The need for AI and machine learning in satellites isn’t just for image and signal processing, experts point out. AI and machine learning also will be central to the kinds of machine autonomy technologies that will enable large and exquisite satellites of previous generations with constellations of small satellites that must operate reliably as teams.
“How do you manage a large satellite? I takes a lot of people on the ground,” points out Michel Sika, CEO of Lucid Circuit Inc. in Santa Monica, Calif. “We will need to replace each large satellite with several smaller ones, with a limited number of ground stations, and that will be very challenging. We must have management capabilities aboard each satellite, with edge AI capabilities to have satellites take care of basic parts of satellite management.”

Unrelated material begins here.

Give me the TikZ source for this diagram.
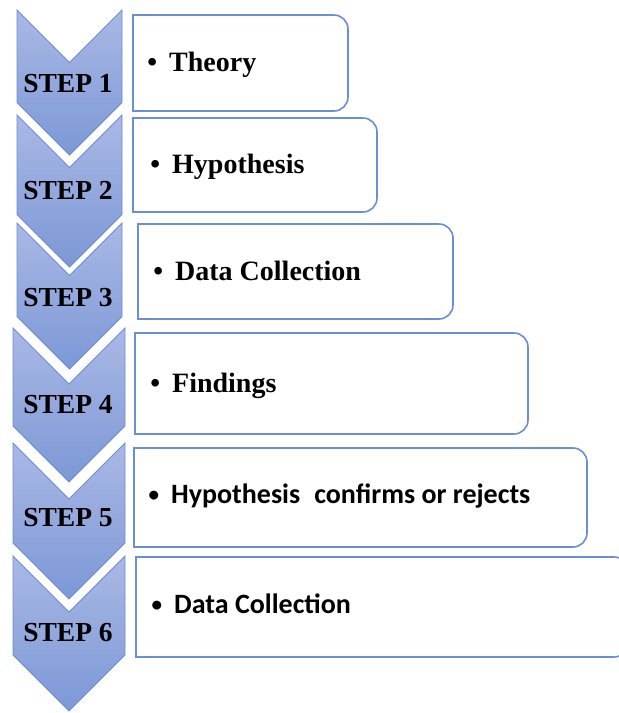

The key enabling technology for achieving this will be trusted AI. “How can you enable the satellite to manage operations, test it, and make sure that it is reliable? Now we have the problem of trusted AI,” Sika says. “As AI makes a decision, a human on the ground validates the decision the AI agent makes. Over time the AI agent will be more effective, and can put more management on the satellite.”
In this kind of distributed satellite architecture, satellites must communicate among themselves and aggregate their sensor capability. “That is the next challenge,” Sika says — and all the circuitry necessary to do so much be radiation tolerant.